(07/09/2010, 05:32 AM)bo198214 Wrote:(07/03/2010, 09:42 AM)mike3 Wrote: What do you think of this function? Especially the similarity between the shape of its graph and that of the selfroot. One could almost imagine a continuous spectrum of similar functions in between them -- "fractional-rank hyperoperations", anyone?
That indeed looks interesting (Andrew posted this self tetra root already somewhere on the forum and I proved somewhere that the limit is indeed e^(1/e)).
However I would expect to have a functional equation for the tetra self root.
As well as to know how you derive tetration from the tetra self root.
Yes, a functional equation would be good, but I'm not sure of one. As for deriving tetration, you can't really, except that evaluating this at some fractional number will give you the value of a specific base \( b \in [1, K) \) (where \( K = 1.6353... \)) -- i.e. the value of the function, tetrated to a certain tower, i.e. the point of evaluation, and the value of such tetration, also the point of evaluation (this means the point of evaluation is a fixed point of the tetrational of the base given by the result of evaluation). For bases \( b > L \), where \( L \) is the limit of the function at \( +\infty \) (which you are saying is \( e^{1/e} \) -- if that's so then it must converge to it at a hideously slow rate: do you know what the big-\( O \) of \( |\mathrm{selftetroot}(n) - e^{1/e}| \) is as \( n \rightarrow \infty \)?), this procedure yields fractional tetration values at two points.

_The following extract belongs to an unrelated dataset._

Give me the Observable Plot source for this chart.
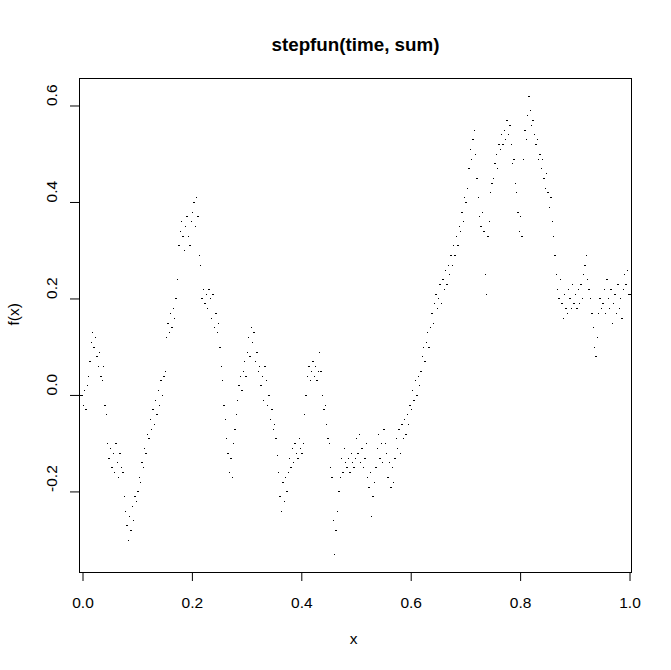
<!DOCTYPE html>
<html><head><meta charset="utf-8">
<script src="https://cdn.jsdelivr.net/npm/d3@7"></script>
<script src="https://cdn.jsdelivr.net/npm/@observablehq/plot@0.6"></script>
<style>body{margin:0;background:#fff}</style>
</head><body><div id="chart"></div>
<script>
const vals = [
 -0.02, 0.01, -0.03, 0.02, 0.04, 0.07, 0.11, 0.13, 0.10, 0.12, 0.08, 0.06, 0.09, 0.04, 0.03, 0.06, -0.02, -0.04, -0.10, -0.13,
 -0.11, -0.15, -0.12, -0.16, -0.10, -0.14, -0.17, -0.12, -0.15, -0.16, -0.21, -0.24, -0.27, -0.30, -0.25, -0.28, -0.23, -0.26, -0.21, -0.22,
 -0.20, -0.17, -0.18, -0.14, -0.15, -0.11, -0.12, -0.08, -0.09, -0.05, -0.07, -0.03, -0.06, -0.01, -0.04, 0.01, -0.02, 0.03, 0.00, 0.04,
 0.05, 0.12, 0.15, 0.13, 0.17, 0.14, 0.18, 0.16, 0.20, 0.24, 0.31, 0.34, 0.36, 0.33, 0.30, 0.35, 0.37, 0.33, 0.31, 0.36,
 0.38, 0.40, 0.35, 0.41, 0.37, 0.29, 0.27, 0.20, 0.22, 0.19, 0.21, 0.18, 0.22, 0.20, 0.16, 0.21, 0.14, 0.17, 0.13, 0.15,
 0.10, 0.06, 0.03, -0.02, -0.05, -0.09, -0.12, -0.16, -0.13, -0.17, -0.10, -0.07, -0.04, -0.01, 0.02, 0.04, 0.01, 0.05, 0.07, 0.04,
 0.09, 0.12, 0.08, 0.14, 0.11, 0.13, 0.07, 0.09, 0.05, 0.06, 0.02, 0.04, -0.01, 0.06, 0.03, -0.02, 0.00, -0.05, -0.03, -0.07,
 -0.06, -0.09, -0.125, -0.16, -0.21, -0.24, -0.18, -0.22, -0.17, -0.20, -0.16, -0.13, -0.15, -0.11, -0.14, -0.10, -0.12, -0.13, -0.09, -0.11,
 -0.12, -0.10, -0.04, 0.00, 0.04, 0.06, 0.03, 0.05, 0.07, 0.04, 0.06, 0.03, 0.05, 0.09, 0.05, 0.00, -0.03, -0.02, -0.06, -0.09,
 -0.10, -0.15, -0.17, -0.26, -0.33, -0.28, -0.24, -0.20, -0.17, -0.13, -0.16, -0.11, -0.14, -0.15, -0.13, -0.16, -0.12, -0.14, -0.15, -0.13,
 -0.09, -0.12, -0.08, -0.14, -0.11, -0.15, -0.13, -0.10, -0.17, -0.19, -0.16, -0.25, -0.21, -0.18, -0.15, -0.11, -0.08, -0.13, -0.10, -0.14,
 -0.07, -0.10, -0.12, -0.17, -0.14, -0.19, -0.15, -0.18, -0.13, -0.09, -0.11, -0.07, -0.12, -0.06, -0.09, -0.05, -0.08, -0.04, -0.06, -0.02,
 -0.03, 0.01, -0.01, 0.03, 0.00, 0.04, 0.02, 0.05, 0.08, 0.10, 0.07, 0.11, 0.13, 0.10, 0.14, 0.17, 0.15, 0.19, 0.21, 0.18,
 0.20, 0.23, 0.19, 0.24, 0.22, 0.26, 0.23, 0.27, 0.25, 0.29, 0.27, 0.31, 0.29, 0.33, 0.31, 0.35, 0.34, 0.38, 0.36, 0.41,
 0.40, 0.43, 0.47, 0.51, 0.49, 0.53, 0.55, 0.50, 0.45, 0.41, 0.37, 0.35, 0.38, 0.34, 0.25, 0.21, 0.33, 0.36, 0.42, 0.44,
 0.45, 0.48, 0.50, 0.47, 0.52, 0.51, 0.54, 0.52, 0.55, 0.53, 0.57, 0.54, 0.56, 0.52, 0.48, 0.49, 0.44, 0.42, 0.38, 0.34,
 0.37, 0.33, 0.49, 0.55, 0.53, 0.58, 0.62, 0.59, 0.56, 0.57, 0.54, 0.52, 0.53, 0.49, 0.50, 0.47, 0.49, 0.45, 0.43, 0.46,
 0.42, 0.39, 0.41, 0.36, 0.33, 0.29, 0.25, 0.22, 0.20, 0.24, 0.19, 0.16, 0.21, 0.18, 0.17, 0.22, 0.20, 0.18, 0.23, 0.19,
 0.21, 0.18, 0.22, 0.19, 0.23, 0.20, 0.25, 0.27, 0.29, 0.24, 0.22, 0.20, 0.17, 0.14, 0.10, 0.08, 0.12, 0.17, 0.20, 0.18,
 0.19, 0.22, 0.17, 0.24, 0.20, 0.18, 0.22, 0.15, 0.19, 0.21, 0.17, 0.23, 0.18, 0.20, 0.16, 0.22, 0.25, 0.23, 0.26, 0.21
];
const startValue = 0;
const xTicks = [0, 0.2, 0.4, 0.6, 0.8, 1.0];
const xTickLabels = ["0.0", "0.2", "0.4", "0.6", "0.8", "1.0"];
const yTicks = [-0.2, 0, 0.2, 0.4, 0.6];
const yTickLabels = ["-0.2", "0.0", "0.2", "0.4", "0.6"];
const titleText = "stepfun(time, sum)";
const xLabel = "x";
const yLabel = "f(x)";

const xDomain = [-0.0064, 1.0027];
const yDomain = [-0.367, 0.657];
const n = vals.length;
const time = d3.range(n).map(i => i / n);

const segs = [{x1: xDomain[0], x2: time[0], y: startValue}].concat(
  vals.map((v, i) => ({x1: time[i], x2: i + 1 < n ? time[i + 1] : xDomain[1], y: v}))
);

const font = "'Liberation Sans', Arial, Helvetica, sans-serif";
const chart = Plot.plot({
  width: 671, height: 670,
  marginLeft: 79, marginRight: 40, marginTop: 78, marginBottom: 98,
  x: {domain: xDomain},
  y: {domain: yDomain},
  style: {fontFamily: font, fontSize: "15.5px", background: "white", color: "black", overflow: "visible"},
  marks: [
    Plot.ruleY(segs, {x1: "x1", x2: "x2", y: "y", stroke: "black", strokeWidth: 1, shapeRendering: "crispEdges"}),
    Plot.frame({stroke: "black"}),
    Plot.axisX(xTicks, {tickSize: 9, tickPadding: 15, tickFormat: d => xTickLabels[xTicks.indexOf(d)], label: null, fontSize: 15.5}),
    Plot.axisY(yTicks, {tickSize: 9, tickFormat: () => "", label: null}),
    Plot.text(yTicks, {y: d => d, text: d => yTickLabels[yTicks.indexOf(d)], frameAnchor: "left", dx: -27.5, rotate: -90, fontSize: 15.5, fill: "black"}),
    Plot.text([titleText], {text: d => d, frameAnchor: "top", dy: -41, fontWeight: "bold", fontSize: 18.8, fill: "black"}),
    Plot.text([xLabel], {text: d => d, frameAnchor: "bottom", dy: 71, dx: -2, fontSize: 15.5, fill: "black"}),
    Plot.text([yLabel], {text: d => d, frameAnchor: "left", dx: -65, rotate: -90, fontSize: 15.5, fill: "black"})
  ]
});
document.getElementById("chart").appendChild(chart);
</script>
</body></html>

If the fractional tetration values this yields agree with regular iteration for \( b \in (1, e^{1/e}] \), that may suggest that regular iteration does not have a natural boundary and can be analytically continued to the wider complex plane. If not, then the regular may still have such a boundary, and I'd be curious what this "superior-to-regular-iteration" solution for \( b \in (1, e^{1/e}] \) is that it is "pointing at" with the values for the fractional towers that are fixed points.